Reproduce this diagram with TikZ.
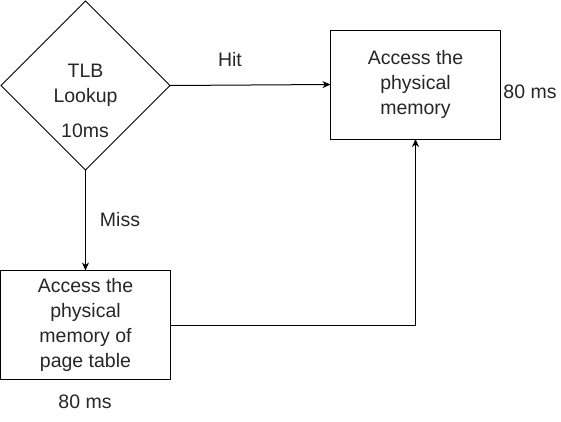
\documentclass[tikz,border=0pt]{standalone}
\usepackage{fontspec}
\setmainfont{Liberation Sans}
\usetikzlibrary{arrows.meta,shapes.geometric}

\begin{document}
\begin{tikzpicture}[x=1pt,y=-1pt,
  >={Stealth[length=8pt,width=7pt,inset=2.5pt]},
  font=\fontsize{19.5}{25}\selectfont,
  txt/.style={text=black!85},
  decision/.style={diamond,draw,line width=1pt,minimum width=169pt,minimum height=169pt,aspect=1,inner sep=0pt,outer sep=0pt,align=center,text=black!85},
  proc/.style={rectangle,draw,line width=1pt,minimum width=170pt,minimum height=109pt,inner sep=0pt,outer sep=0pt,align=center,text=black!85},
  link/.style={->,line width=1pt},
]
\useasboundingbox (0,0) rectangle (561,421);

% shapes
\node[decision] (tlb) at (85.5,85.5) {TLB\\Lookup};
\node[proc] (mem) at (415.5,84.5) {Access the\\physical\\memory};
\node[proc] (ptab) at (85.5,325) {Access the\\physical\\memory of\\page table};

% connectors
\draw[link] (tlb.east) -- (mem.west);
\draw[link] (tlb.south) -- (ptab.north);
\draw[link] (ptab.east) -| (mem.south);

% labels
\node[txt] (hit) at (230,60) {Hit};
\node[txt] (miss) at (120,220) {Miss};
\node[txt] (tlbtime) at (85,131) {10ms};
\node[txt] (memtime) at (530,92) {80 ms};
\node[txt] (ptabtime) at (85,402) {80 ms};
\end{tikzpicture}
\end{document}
:::
With the pictures left out, transcribe the material exactly.

### OUTPUT FOR THIS TASK
Reproduce this diagram with TikZ.
\documentclass[tikz,border=0pt]{standalone}
\usepackage{fontspec}
\setmainfont{Liberation Sans}
\usetikzlibrary{arrows.meta,shapes.geometric}

\begin{document}
\begin{tikzpicture}[x=1pt,y=-1pt,
  >={Stealth[length=8pt,width=7pt,inset=2.5pt]},
  font=\fontsize{19.5}{25}\selectfont,
  txt/.style={text=black!85},
  decision/.style={diamond,draw,line width=1pt,minimum width=169pt,minimum height=169pt,aspect=1,inner sep=0pt,outer sep=0pt,align=center,text=black!85},
  proc/.style={rectangle,draw,line width=1pt,minimum width=170pt,minimum height=109pt,inner sep=0pt,outer sep=0pt,align=center,text=black!85},
  link/.style={->,line width=1pt},
]
\useasboundingbox (0,0) rectangle (561,421);

% shapes
\node[decision] (tlb) at (85.5,85.5) {TLB\\Lookup};
\node[proc] (mem) at (415.5,84.5) {Access the\\physical\\memory};
\node[proc] (ptab) at (85.5,325) {Access the\\physical\\memory of\\page table};

% connectors
\draw[link] (tlb.east) -- (mem.west);
\draw[link] (tlb.south) -- (ptab.north);
\draw[link] (ptab.east) -| (mem.south);

% labels
\node[txt] (hit) at (230,60) {Hit};
\node[txt] (miss) at (120,220) {Miss};
\node[txt] (tlbtime) at (85,131) {10ms};
\node[txt] (memtime) at (530,92) {80 ms};
\node[txt] (ptabtime) at (85,402) {80 ms};
\end{tikzpicture}
\end{document}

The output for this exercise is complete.